A proposito delle manifestazioni di piazza, la presenza dell’estrema destra è stata così forte come a Maidan anche in altri episodi (Rivoluzione Arancione, Ucraina senza Kuchma, ecc.)?
Credo occorra partire da questo punto: abbiamo visto come in est-Europa (e anche l’Ungheria recentemente lo ha dimostrato) l’opposizione a un leader che resta in carica molti anni porti ad avere una composizione di piazza molto mista. Ma quello che succede nell’Est, generalmente, è che le formazioni di destra in questo senso sono più organizzate, più strutturate e agiscono da minoranza attiva: la piazza di Euromaidan non era certo il “Terzo Reich” che si scontrava con la polizia del governo filo-russo dei brogli elettorali. Sicuramente si trattava di un moto di popolo, ma le formazioni più organizzate erano quelle neonaziste. In piazza così composite, succede questo.
O si sviluppa la dinamica delle cosiddette “rivoluzioni colorate” (il cui ciclo però al tempo di Euromaidan era già terminato), vale a dire una dinamica per cui ci sono dei partiti liberali nuovi (figli spesso anche di interessi oligarchici locali e con un sostegno politico occidentale) che riescono a intestarsi l’andamento delle proteste e a canalizzarlo in senso elettorale, oppure, se si sfocia in grossi disordini come nel caso del 2014, le componenti giovanili di estrema destra nell’est europeo finiscono quasi sempre per essere l’avanguardia.
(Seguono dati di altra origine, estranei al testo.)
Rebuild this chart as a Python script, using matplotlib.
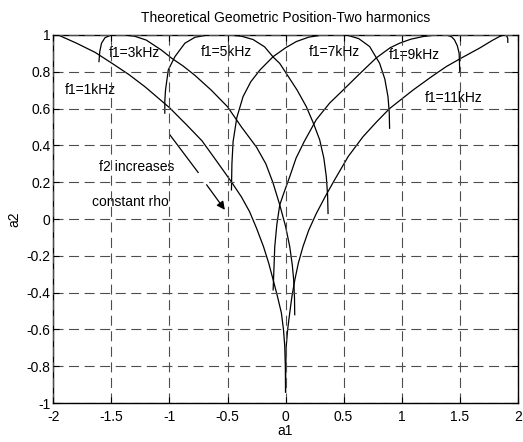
import matplotlib
matplotlib.use("Agg")
import matplotlib.pyplot as plt

# curves: (a1, a2) for each f1
a1_1k = [-1.96, -1.80, -1.64, -1.50, -1.35, -1.21, -1.00, -0.85, -0.72, -0.60, -0.47,
         -0.38, -0.31, -0.25, -0.19, -0.145, -0.107, -0.07, -0.036, -0.018, -0.007, -0.002, 0.0]
a2_1k = [1.00, 0.955, 0.905, 0.848, 0.785, 0.718, 0.605, 0.51, 0.425, 0.32, 0.205,
         0.12, 0.04, -0.05, -0.15, -0.24, -0.33, -0.42, -0.51, -0.60, -0.69, -0.80, -0.94]

a1_3k = [-1.607, -1.600, -1.585, -1.555, -1.50, -1.40, -1.30, -1.20, -1.07, -0.98, -0.88,
         -0.78, -0.64, -0.50, -0.38, -0.25, -0.17, -0.11, -0.05, 0.0, 0.036, 0.058, 0.07, 0.077, 0.079]
a2_3k = [0.855, 0.91, 0.955, 0.985, 1.0, 1.0, 0.993, 0.972, 0.918, 0.873, 0.83,
         0.78, 0.70, 0.61, 0.50, 0.39, 0.30, 0.20, 0.077, -0.04, -0.15, -0.25, -0.33, -0.43, -0.52]

a1_5k = [-1.04, -1.04, -1.034, -1.01, -0.953, -0.867, -0.781, -0.667, -0.50, -0.38, -0.28,
         -0.18, -0.107, -0.05, 0.007, 0.10, 0.179, 0.24, 0.294, 0.33, 0.351, 0.362, 0.366]
a2_5k = [0.575, 0.64, 0.70, 0.81, 0.882, 0.955, 0.987, 1.0, 1.0, 0.993, 0.975,
         0.935, 0.88, 0.845, 0.79, 0.70, 0.61, 0.52, 0.43, 0.33, 0.23, 0.13, 0.03]

a1_7k = [-0.466, -0.462, -0.452, -0.42, -0.366, -0.30, -0.22, -0.107, 0.0, 0.093, 0.20,
         0.323, 0.523, 0.63, 0.724, 0.81, 0.855, 0.882, 0.893, 0.896]
a2_7k = [0.158, 0.30, 0.42, 0.55, 0.665, 0.745, 0.81, 0.882, 0.93, 0.964, 0.988,
         1.0, 1.0, 0.98, 0.937, 0.846, 0.76, 0.665, 0.58, 0.493]

a1_9k = [-0.107, -0.10, -0.093, -0.075, -0.05, -0.01, 0.036, 0.09, 0.16, 0.265, 0.38,
         0.495, 0.64, 0.781, 0.90, 0.982, 1.08, 1.183, 1.30, 1.384, 1.43, 1.455, 1.48,
         1.495, 1.498, 1.50]
a2_9k = [-0.385, -0.27, -0.15, -0.03, 0.077, 0.15, 0.23, 0.33, 0.42, 0.54, 0.63,
         0.70, 0.79, 0.875, 0.93, 0.955, 0.977, 0.991, 1.0, 1.0, 0.99, 0.973, 0.94,
         0.90, 0.85, 0.80]

a1_11k = [0.0, 0.002, 0.006, 0.018, 0.036, 0.055, 0.08, 0.11, 0.15, 0.20, 0.265, 0.34,
          0.42, 0.54, 0.667, 0.78, 0.896, 1.097, 1.25, 1.384, 1.53, 1.67, 1.78, 1.842,
          1.88, 1.905, 1.914, 1.914]
a2_11k = [-0.94, -0.80, -0.69, -0.60, -0.51, -0.42, -0.33, -0.24, -0.15, -0.06, 0.03, 0.12,
          0.21, 0.34, 0.447, 0.525, 0.60, 0.70, 0.77, 0.828, 0.88, 0.928, 0.97, 0.991,
          1.0, 0.995, 0.98, 0.96]

curves = [(a1_1k, a2_1k), (a1_3k, a2_3k), (a1_5k, a2_5k),
          (a1_7k, a2_7k), (a1_9k, a2_9k), (a1_11k, a2_11k)]

labels = ["f1=1kHz", "f1=3kHz", "f1=5kHz", "f1=7kHz", "f1=9kHz", "f1=11kHz"]
label_x = [-1.90, -1.52, -0.73, 0.20, 0.89, 1.20]
label_y = [0.70, 0.90, 0.906, 0.906, 0.89, 0.656]

xticks = [-2, -1.5, -1, -0.5, 0, 0.5, 1, 1.5, 2]
xticklabels = ["-2", "-1.5", "-1", "-0.5", "0", "0.5", "1", "1.5", "2"]
yticks = [-1, -0.8, -0.6, -0.4, -0.2, 0, 0.2, 0.4, 0.6, 0.8, 1]
yticklabels = ["-1", "-0.8", "-0.6", "-0.4", "-0.2", "0", "0.2", "0.4", "0.6", "0.8", "1"]

plt.rcParams['font.family'] = ['Liberation Sans', 'DejaVu Sans']
plt.rcParams['font.size'] = 10

fig = plt.figure(figsize=(5.23, 4.42), dpi=100)
ax = fig.add_axes([0.102, 0.088, 0.888, 0.833])

for a1, a2 in curves:
    ax.plot(a1, a2, color='black', lw=0.9)

for txt, x, y in zip(labels, label_x, label_y):
    ax.text(x, y, txt, va='center', ha='left', zorder=2)

ax.text(-1.61, 0.28, "f2 increases", va='center', ha='left', zorder=2)
ax.text(-1.67, 0.095, "constant rho", va='center', ha='left', zorder=2)
ax.plot([-0.996, -0.753], [0.457, 0.253], color='black', lw=0.9)
ax.annotate("", xy=(-0.523, 0.05), xytext=(-0.68, 0.186),
            arrowprops=dict(arrowstyle='-|>', color='black', lw=0.9,
                            mutation_scale=12, shrinkA=0, shrinkB=0))

ax.set_xlim(-2, 2)
ax.set_ylim(-1, 1)
ax.set_xticks(xticks)
ax.set_xticklabels(xticklabels)
ax.set_yticks(yticks)
ax.set_yticklabels(yticklabels)
ax.tick_params(direction='in', length=4, top=True, right=True)
ax.tick_params(axis='x', pad=5)
ax.tick_params(axis='y', pad=2)
ax.set_axisbelow(False)
ax.grid(True, color='0.3', linestyle=(0, (9, 5)), lw=0.8)
for s in ax.spines.values():
    s.set_linewidth(1.0)

ax.set_title("Theoretical Geometric Position-Two harmonics", fontsize=10, pad=9)
ax.set_xlabel("a1", labelpad=0)
ax.set_ylabel("a2", labelpad=4)

fig.savefig("out.png", dpi=100)
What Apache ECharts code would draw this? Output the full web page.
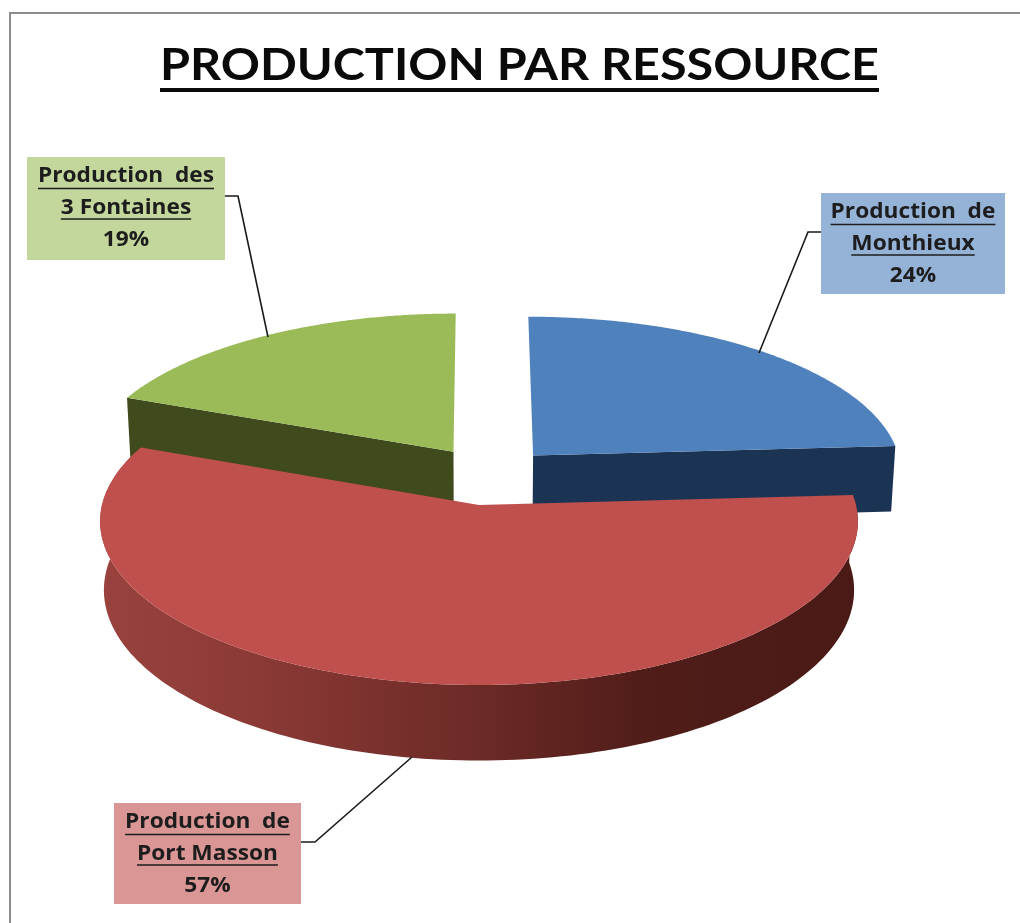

Purtroppo, i movimenti giovanili antifascisti e anticapitalisti nell’est (così come molte ong e associazioni per i diritti civili) sono essenzialmente minoritari, anche per effetto della costante repressione poliziesca e di spazi democratici molto risicati. Se ci pensiamo infatti le grandi internazionali giovanili neonaziste (nate però tra Usa e Gran Bretagna come Blood and Honour negli anni Ottanta) sopravvivono e prosperano solo nell’Europa dell’Est.
Come mai?
In Russia, per esempio, gruppi e formazioni antifasciste sono state falcidiate dalla loro controparte neonazista: sotto Putin, si è verificato un vero e proprio “scorrazzare indisturbato” di bande neonaziste che ha quasi eliminato fisicamente i gruppi antifascisti, sull’onda della propoganda e dell’esplosione di fenomeni nazionalisti e razzisti connesso al clima di guerra in Cecenia e all’imperialismo putiniano. A questo si sono aggiunti i tribunali e la repressione di piazza. Sotto l’ombrello dell’ideologia euroasiatica è prosperato il neonazismo russo, che è andato a far parte del sostegno di Putin, in modo manifesto e riconosciuto. Oppure in Polonia, dove si sono formati pure straordinari movimenti di massa transfemministi o per i diritti civili, ma in cui comunque la componente antifascista militante finisce per essere piccola perché colpita negli anni sia dalla polizia che dalla violenza neonazista.
Stiamo parlando di paesi che hanno una vita democratica particolare.
In più c’è un dato che secondo me passa spesso sottotraccia: si tende a semplificare la realtà storica descrivendo una dicotomia: il modello della democrazia liberale (occidentale) e un modello autoritario (maggioritario a est). In realtà, paesi come quelli di Visegrad e in particolare l’Ungheria di Orbán hanno teorizzato un modello di “democrazia illiberale”. Hanno costruito e tra l’altro praticano una gestione politico-sociale autoritaria, con un forte controllo della stampa, con messa al bando di alcuni partiti, con una ideologia identitaria-omofoba-razzista di Stato, con un presidenzialismo forte e cambiamenti costituzionali che vanno a certificare questo accentramento di potere. Un modello di governance rappresentativa ma con nessuna divisione dei poteri.
Orbán di fatto ha costruito un modello di presidenzialismo identitario, figlio di continue forzature ma che risulta essere in qualche modo “digeribile” e legittimato dal punto di vista elettorale. Si tratta di un aspetto importante di questo “momento reazionario”, anche perché pure in Occidente si vorrebbe in realtà un presidenzialismo un po’ più forte. Si è riaperta la necessità di un dirigismo maggiore… Dieci anni di “fase reazionaria” hanno portato inevitabilmente a una accettabilità democratica di un certo decisionismo presidenzialista, di alcune forzature giuridico-securitarie e ad una certa insofferenza populista per il dibattito politico, per il ruolo dei corpi intermedi e della contrattazione sociale.